Un pomeriggio di quaresima, Maria, Gina, Zudda, Pippina e la signora Mariuccia, armate dei loro arnesi di lavoro, si ritrovano davanti ad un forno a legna. Il lavoro richiede il massimo della manualità e della dedizione. Come quelle di uno scalpellino d’altri tempi o di un fabbro che forgia il ferro caldo, le mani sapienti delle donne, riunite per la “devozione di Pasqua”, si alleano per intarsiare, incidere e forgiare i viscotta ri saìmi, tra i biscotti di Pasqua, i più caratteristici.
Alla semplicità del composto, si contrappone la grande varietà delle forme. Accade così che da un rotolino di pasta, impastata e lavorata a lungo con farina bianca, saìmi [strutto, n.d.r.], zucchero, cruscenti [èasta madre, n.d.r.] e cannella, vengono fuori le più eleganti forge, memoria di volute e decorazioni di antica fattezza greca – come le foglie d’acanto – o barocca.
Ognuna col proprio arnese di lavoro, un piccolo coltellino che viene usato solo per i biscotti di saìmi. Lo strutto, conosciuto presso gli spagnoli col nome di saim – nome poi reso in siciliano con saìmi -, fu esportato in tutti i centri a dominazione spagnola. Era già prodotto a Palermo, dove esisteva un mattatoio di enormi dimensioni.
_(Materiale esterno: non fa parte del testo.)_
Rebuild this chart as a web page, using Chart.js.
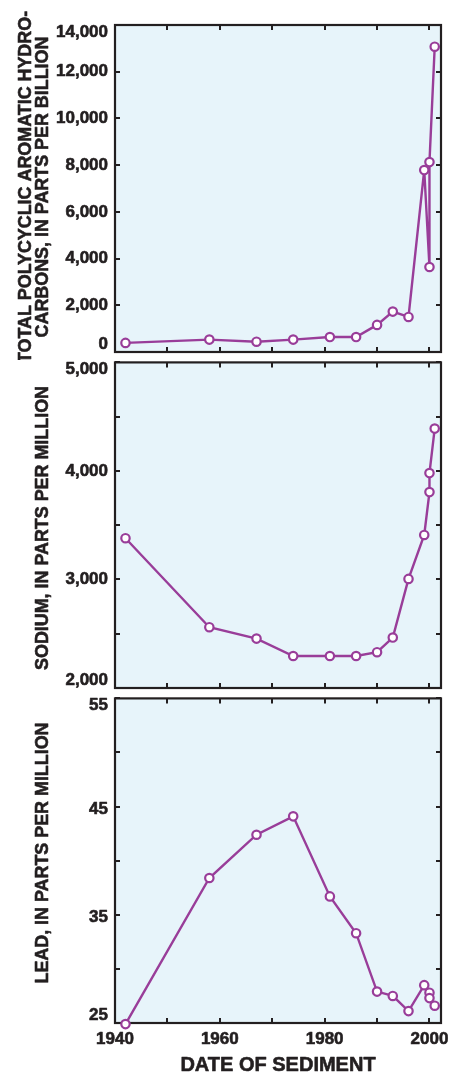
<!DOCTYPE html>
<html>
<head>
<meta charset="utf-8">
<script src="https://cdn.jsdelivr.net/npm/chart.js@4.4.1/dist/chart.umd.min.js"></script>
<style>
  html, body { margin: 0; padding: 0; background: #ffffff; }
  body { width: 450px; height: 1072px; position: relative; overflow: hidden; }
  canvas { position: absolute; left: 0; }
</style>
</head>
<body>
<canvas id="c1" width="450" height="360" style="top:0px"></canvas>
<canvas id="c2" width="450" height="340" style="top:356px"></canvas>
<canvas id="c3" width="450" height="380" style="top:692px"></canvas>
<script>
// ---- data ----
const years = [1942, 1958, 1967, 1974, 1981, 1986, 1990, 1993, 1996, 1999, 2000, 2000, 2001];
const pah = [390, 530, 440, 530, 640, 640, 1160, 1730, 1500, 7790, 3640, 8130, 13070];
const sodium = [3380, 2560, 2455, 2295, 2295, 2295, 2330, 2465, 3005, 3410, 3805, 3980, 4390];
const lead = [24.9, 38.4, 42.4, 44.1, 36.7, 33.3, 27.9, 27.5, 26.1, 28.5, 27.8, 27.3, 26.6];

// ---- ticks ----
const xTicks = [1940, 1950, 1960, 1970, 1980, 1990, 2000];
const xTickLabels = [1940, 1960, 1980, 2000];
const pahTicks = [0, 2000, 4000, 6000, 8000, 10000, 12000, 14000];
const pahTickLabels = [0, 2000, 4000, 6000, 8000, 10000, 12000, 14000];
const sodiumTicks = [2000, 2500, 3000, 3500, 4000, 4500, 5000];
const sodiumTickLabels = [2000, 3000, 4000, 5000];
const leadTicks = [25, 30, 35, 40, 45, 50, 55];
const leadTickLabels = [25, 35, 45, 55];

const FONT = '"Liberation Sans", Arial, Helvetica, sans-serif';
const INK = '#231f20';
const PURPLE = '#993d99';
const BG = '#e7f4fa';

function fmt(v) { return v.toLocaleString('en-US'); }

function boldText(ctx, t, x, y) {
  ctx.fillText(t, x, y);
  ctx.strokeText(t, x, y);
}

function panelPlugin(cfg) {
  return {
    id: 'panel',
    beforeDraw(chart) {
      const a = chart.chartArea, ctx = chart.ctx;
      ctx.save();
      ctx.fillStyle = BG;
      ctx.fillRect(a.left, a.top, a.right - a.left, a.bottom - a.top);
      ctx.restore();
    },
    beforeDatasetsDraw(chart) {
      const a = chart.chartArea, ctx = chart.ctx;
      const xs = chart.scales.x, ys = chart.scales.y;
      const tl = 5;
      ctx.save();
      ctx.strokeStyle = INK;
      ctx.lineWidth = 2;
      ctx.beginPath();
      xTicks.forEach(v => {
        const px = Math.round(xs.getPixelForValue(v));
        ctx.moveTo(px, a.bottom); ctx.lineTo(px, a.bottom - tl);
        ctx.moveTo(px, a.top); ctx.lineTo(px, a.top + tl);
      });
      cfg.yTicks.forEach(v => {
        const py = Math.round(ys.getPixelForValue(v));
        ctx.moveTo(a.left, py); ctx.lineTo(a.left + tl, py);
        ctx.moveTo(a.right, py); ctx.lineTo(a.right - tl, py);
      });
      ctx.stroke();
      ctx.lineWidth = 2.2;
      ctx.strokeRect(a.left, a.top, a.right - a.left, a.bottom - a.top);

      // text
      ctx.fillStyle = INK;
      ctx.lineWidth = 0.6;
      ctx.lineJoin = 'round';
      ctx.font = 'bold 17px ' + FONT;
      ctx.textAlign = 'right';
      ctx.textBaseline = 'middle';
      cfg.yLabels.forEach(v => {
        let py = ys.getPixelForValue(v) + cfg.labelShift;
        py = Math.max(py, a.top + 7);
        py = Math.min(py, a.bottom - 8);
        boldText(ctx, fmt(v), a.left - 7, py);
      });

      if (cfg.xLabels) {
        ctx.textAlign = 'center';
        cfg.xLabels.forEach(v => {
          boldText(ctx, String(v), xs.getPixelForValue(v), a.bottom + 16);
        });
        ctx.font = 'bold 20px ' + FONT;
        boldText(ctx, cfg.xTitle, (a.left + a.right) / 2, a.bottom + 42);
      }

      ctx.font = 'bold 17.9px ' + FONT;
      ctx.textAlign = 'center';
      cfg.titleLines.forEach((t, i) => {
        ctx.save();
        ctx.translate(cfg.titleX[i], cfg.titleY);
        ctx.rotate(-Math.PI / 2);
        boldText(ctx, t, 0, 0);
        ctx.restore();
      });
      ctx.restore();
    }
  };
}

function makeChart(id, values, yMin, yMax, pad, cfg) {
  const pts = years.map((y, i) => ({ x: y, y: values[i] }));
  return new Chart(document.getElementById(id), {
    type: 'scatter',
    data: {
      datasets: [{
        data: pts,
        showLine: true,
        borderColor: PURPLE,
        borderWidth: 2.4,
        pointRadius: 4.2,
        pointHoverRadius: 4.2,
        pointBorderWidth: 2.2,
        pointBackgroundColor: '#ffffff',
        pointBorderColor: PURPLE,
        clip: false,
        tension: 0
      }]
    },
    options: {
      responsive: false,
      animation: false,
      devicePixelRatio: 1,
      layout: { padding: pad },
      plugins: { legend: { display: false }, tooltip: { enabled: false } },
      scales: {
        x: { type: 'linear', min: 1940, max: 2002.2, display: false },
        y: { type: 'linear', min: yMin, max: yMax, display: false }
      }
    },
    plugins: [panelPlugin(cfg)]
  });
}

makeChart('c1', pah, 0, 14000, { left: 115, right: 9, top: 25, bottom: 8 }, {
  yTicks: pahTicks, yLabels: pahTickLabels, labelShift: 0,
  titleLines: ['TOTAL POLYCYCLIC AROMATIC HYDRO-', 'CARBONS, IN PARTS PER BILLION'],
  titleX: [26, 43], titleY: 187
});
makeChart('c2', sodium, 2000, 5000, { left: 115, right: 9, top: 5, bottom: 8 }, {
  yTicks: sodiumTicks, yLabels: sodiumTickLabels, labelShift: 0,
  titleLines: ['SODIUM, IN PARTS PER MILLION'],
  titleX: [43], titleY: 528 - 356
});
makeChart('c3', lead, 25, 55, { left: 115, right: 9, top: 5, bottom: 49 }, {
  yTicks: leadTicks, yLabels: leadTickLabels, labelShift: 3,
  xLabels: xTickLabels, xTitle: 'DATE OF SEDIMENT',
  titleLines: ['LEAD, IN PARTS PER MILLION'],
  titleX: [43], titleY: 853 - 692
});
</script>
</body>
</html>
Così, lentamente e senza interruzione, decorazioni sfarzose, panciute volute, riccioli e capitelli finiscono in forno a 200 gradi per pochi minuti. Ne vengono fuori biscotti dal sapore indimenticabile, certamente conservato nella memoria del gusto di chi, da bambino, ha avuto una nonna che a Pasqua, tra una funzione e l’altra, li ha fatti per la gioia della famiglia.